§ TASK INSTRUCTIONS
Copy whichever lines contain the string "with".

§ DATA PROVIDED
[Start]

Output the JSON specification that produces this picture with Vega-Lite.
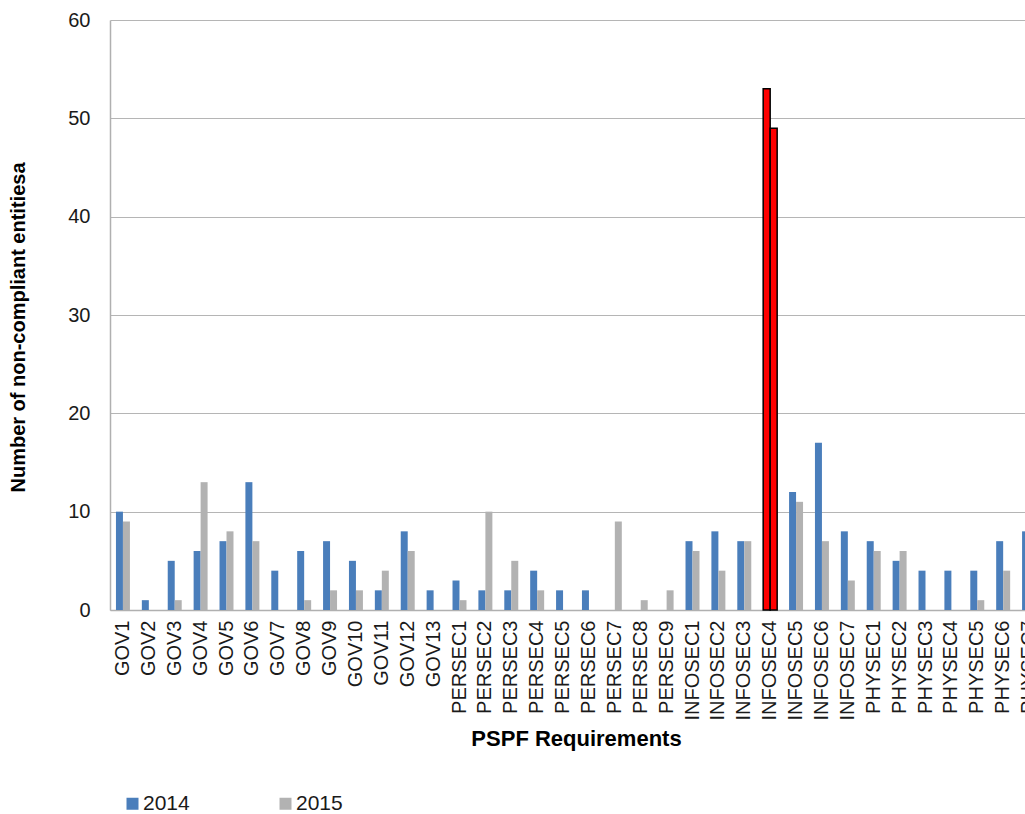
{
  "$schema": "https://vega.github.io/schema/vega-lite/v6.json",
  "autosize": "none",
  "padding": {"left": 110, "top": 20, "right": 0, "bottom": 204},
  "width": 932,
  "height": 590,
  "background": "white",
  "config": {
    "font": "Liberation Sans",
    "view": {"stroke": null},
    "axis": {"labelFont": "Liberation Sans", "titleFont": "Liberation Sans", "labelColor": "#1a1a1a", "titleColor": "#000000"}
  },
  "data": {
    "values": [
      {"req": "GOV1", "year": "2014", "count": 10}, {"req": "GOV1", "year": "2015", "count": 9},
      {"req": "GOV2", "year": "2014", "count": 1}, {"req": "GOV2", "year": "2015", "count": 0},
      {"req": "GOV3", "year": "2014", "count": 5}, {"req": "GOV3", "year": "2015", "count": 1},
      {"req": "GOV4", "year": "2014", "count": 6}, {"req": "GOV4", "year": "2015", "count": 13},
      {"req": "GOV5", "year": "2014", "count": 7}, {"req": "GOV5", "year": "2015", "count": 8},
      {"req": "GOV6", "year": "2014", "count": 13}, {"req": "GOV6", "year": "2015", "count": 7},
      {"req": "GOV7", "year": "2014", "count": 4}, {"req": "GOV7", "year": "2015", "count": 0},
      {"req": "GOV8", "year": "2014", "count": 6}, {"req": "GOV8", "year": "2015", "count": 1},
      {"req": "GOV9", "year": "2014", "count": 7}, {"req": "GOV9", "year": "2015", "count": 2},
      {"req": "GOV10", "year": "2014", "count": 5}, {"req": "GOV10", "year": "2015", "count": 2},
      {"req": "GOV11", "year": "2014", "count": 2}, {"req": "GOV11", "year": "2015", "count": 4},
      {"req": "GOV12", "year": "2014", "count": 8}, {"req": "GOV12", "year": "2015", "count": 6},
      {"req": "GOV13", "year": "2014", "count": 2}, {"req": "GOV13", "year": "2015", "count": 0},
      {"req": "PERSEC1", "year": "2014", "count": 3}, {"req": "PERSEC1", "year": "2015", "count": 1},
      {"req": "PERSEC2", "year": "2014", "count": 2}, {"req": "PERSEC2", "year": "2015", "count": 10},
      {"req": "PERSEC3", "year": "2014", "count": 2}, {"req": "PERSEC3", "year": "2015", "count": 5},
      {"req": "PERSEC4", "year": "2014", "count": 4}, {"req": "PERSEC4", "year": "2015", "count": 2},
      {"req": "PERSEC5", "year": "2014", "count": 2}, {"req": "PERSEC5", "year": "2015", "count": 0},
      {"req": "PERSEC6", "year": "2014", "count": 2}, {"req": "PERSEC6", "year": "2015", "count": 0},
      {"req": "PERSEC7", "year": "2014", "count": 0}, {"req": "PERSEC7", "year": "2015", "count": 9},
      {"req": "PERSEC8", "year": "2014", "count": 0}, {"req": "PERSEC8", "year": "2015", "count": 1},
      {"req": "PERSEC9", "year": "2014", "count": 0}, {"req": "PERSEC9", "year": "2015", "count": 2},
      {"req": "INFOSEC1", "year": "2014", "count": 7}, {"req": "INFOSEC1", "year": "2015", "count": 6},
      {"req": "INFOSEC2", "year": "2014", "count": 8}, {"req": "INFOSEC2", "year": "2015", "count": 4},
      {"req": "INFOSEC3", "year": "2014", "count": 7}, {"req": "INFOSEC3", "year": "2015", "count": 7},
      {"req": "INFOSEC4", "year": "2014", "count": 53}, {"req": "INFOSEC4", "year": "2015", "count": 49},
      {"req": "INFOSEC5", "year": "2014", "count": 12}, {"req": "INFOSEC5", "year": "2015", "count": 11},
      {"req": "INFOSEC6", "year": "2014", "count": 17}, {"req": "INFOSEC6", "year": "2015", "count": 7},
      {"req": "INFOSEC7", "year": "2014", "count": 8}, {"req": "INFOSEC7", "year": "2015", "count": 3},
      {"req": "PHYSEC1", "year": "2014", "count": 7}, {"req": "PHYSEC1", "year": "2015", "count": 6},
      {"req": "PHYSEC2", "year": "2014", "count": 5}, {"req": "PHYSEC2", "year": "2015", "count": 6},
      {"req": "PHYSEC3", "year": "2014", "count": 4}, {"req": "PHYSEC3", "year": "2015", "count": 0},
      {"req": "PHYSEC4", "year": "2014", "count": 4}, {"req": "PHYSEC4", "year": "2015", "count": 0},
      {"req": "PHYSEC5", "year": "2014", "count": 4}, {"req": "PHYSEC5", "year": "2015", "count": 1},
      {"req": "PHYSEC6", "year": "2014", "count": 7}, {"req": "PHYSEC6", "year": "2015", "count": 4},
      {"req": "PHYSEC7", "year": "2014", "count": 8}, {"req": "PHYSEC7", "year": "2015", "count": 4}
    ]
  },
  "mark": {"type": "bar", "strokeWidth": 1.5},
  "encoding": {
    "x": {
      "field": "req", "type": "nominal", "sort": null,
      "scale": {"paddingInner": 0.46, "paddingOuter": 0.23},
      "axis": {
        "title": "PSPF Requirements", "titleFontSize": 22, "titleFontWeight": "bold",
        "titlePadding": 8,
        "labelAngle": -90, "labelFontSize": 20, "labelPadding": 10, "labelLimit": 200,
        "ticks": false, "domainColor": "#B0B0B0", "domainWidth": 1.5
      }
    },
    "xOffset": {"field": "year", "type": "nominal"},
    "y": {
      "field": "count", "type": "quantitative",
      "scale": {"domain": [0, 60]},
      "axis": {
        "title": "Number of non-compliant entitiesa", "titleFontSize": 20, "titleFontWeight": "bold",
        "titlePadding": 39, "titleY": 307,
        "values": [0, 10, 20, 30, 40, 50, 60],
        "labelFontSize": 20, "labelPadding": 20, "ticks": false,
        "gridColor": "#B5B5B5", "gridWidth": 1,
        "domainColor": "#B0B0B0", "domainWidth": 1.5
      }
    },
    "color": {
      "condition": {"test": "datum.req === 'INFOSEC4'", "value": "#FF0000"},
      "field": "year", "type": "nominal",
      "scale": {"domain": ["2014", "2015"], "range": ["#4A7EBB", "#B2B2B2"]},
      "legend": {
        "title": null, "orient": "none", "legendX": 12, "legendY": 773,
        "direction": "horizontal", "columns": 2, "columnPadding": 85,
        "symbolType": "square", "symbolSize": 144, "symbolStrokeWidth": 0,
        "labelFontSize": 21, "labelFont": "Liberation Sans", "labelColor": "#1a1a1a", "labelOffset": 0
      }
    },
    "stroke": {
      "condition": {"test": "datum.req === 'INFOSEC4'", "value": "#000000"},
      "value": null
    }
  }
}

[End]
[Start]

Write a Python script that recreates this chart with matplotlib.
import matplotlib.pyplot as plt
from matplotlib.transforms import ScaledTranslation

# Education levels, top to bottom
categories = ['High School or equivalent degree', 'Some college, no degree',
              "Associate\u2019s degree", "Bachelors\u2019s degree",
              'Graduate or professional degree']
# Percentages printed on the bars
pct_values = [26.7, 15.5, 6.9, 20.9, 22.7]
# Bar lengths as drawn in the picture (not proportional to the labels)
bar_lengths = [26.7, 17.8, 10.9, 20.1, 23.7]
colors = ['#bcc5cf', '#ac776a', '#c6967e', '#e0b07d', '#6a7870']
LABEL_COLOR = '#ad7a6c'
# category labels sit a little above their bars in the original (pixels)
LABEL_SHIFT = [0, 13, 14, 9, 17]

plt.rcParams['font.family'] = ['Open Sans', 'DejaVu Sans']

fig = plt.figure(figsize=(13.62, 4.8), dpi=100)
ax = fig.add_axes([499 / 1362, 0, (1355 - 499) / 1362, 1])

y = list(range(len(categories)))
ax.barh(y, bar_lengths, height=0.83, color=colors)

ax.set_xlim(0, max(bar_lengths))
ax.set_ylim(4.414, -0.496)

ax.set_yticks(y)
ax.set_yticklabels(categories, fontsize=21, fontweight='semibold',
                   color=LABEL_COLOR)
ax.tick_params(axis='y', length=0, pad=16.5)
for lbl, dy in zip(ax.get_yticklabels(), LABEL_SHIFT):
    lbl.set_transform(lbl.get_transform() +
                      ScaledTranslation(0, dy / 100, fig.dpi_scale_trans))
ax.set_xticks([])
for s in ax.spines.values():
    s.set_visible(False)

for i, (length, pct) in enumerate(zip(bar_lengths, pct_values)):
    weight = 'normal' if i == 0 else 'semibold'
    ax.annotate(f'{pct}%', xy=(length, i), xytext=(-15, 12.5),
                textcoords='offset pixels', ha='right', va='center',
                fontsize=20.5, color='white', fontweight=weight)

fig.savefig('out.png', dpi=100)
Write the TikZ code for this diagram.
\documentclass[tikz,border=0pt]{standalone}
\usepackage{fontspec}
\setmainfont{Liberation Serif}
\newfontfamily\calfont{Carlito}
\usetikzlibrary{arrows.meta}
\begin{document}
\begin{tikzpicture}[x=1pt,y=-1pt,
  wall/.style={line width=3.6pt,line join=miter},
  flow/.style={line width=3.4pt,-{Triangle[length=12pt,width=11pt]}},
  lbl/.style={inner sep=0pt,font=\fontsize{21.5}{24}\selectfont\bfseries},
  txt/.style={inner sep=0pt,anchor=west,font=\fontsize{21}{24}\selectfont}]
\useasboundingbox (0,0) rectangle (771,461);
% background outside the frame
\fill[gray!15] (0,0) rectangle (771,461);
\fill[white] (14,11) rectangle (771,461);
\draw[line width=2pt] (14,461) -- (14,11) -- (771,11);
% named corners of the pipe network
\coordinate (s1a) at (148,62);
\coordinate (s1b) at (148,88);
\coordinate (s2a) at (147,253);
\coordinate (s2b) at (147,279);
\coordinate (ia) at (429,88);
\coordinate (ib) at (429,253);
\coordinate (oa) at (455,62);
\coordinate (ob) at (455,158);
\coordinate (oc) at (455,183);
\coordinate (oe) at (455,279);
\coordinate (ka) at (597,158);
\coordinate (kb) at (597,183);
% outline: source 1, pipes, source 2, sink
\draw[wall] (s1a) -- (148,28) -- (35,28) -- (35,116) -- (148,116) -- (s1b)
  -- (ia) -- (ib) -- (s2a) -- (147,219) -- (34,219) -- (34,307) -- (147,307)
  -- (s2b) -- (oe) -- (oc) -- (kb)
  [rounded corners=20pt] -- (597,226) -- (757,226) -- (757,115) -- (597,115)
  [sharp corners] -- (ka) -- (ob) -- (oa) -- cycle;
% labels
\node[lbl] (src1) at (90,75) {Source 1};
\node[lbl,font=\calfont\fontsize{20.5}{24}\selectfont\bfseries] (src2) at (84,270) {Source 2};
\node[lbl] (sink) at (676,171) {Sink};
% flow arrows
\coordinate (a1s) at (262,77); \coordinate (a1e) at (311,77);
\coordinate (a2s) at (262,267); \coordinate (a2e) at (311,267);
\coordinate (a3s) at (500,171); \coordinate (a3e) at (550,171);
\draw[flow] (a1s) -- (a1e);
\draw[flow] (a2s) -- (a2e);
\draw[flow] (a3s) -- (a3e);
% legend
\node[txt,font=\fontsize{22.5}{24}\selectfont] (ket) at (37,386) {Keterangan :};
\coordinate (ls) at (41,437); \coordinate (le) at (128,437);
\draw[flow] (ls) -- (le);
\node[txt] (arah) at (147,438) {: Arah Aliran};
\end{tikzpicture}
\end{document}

[End]

§ RIGHT ANSWER
Output the JSON specification that produces this picture with Vega-Lite.
Write a Python script that recreates this chart with matplotlib.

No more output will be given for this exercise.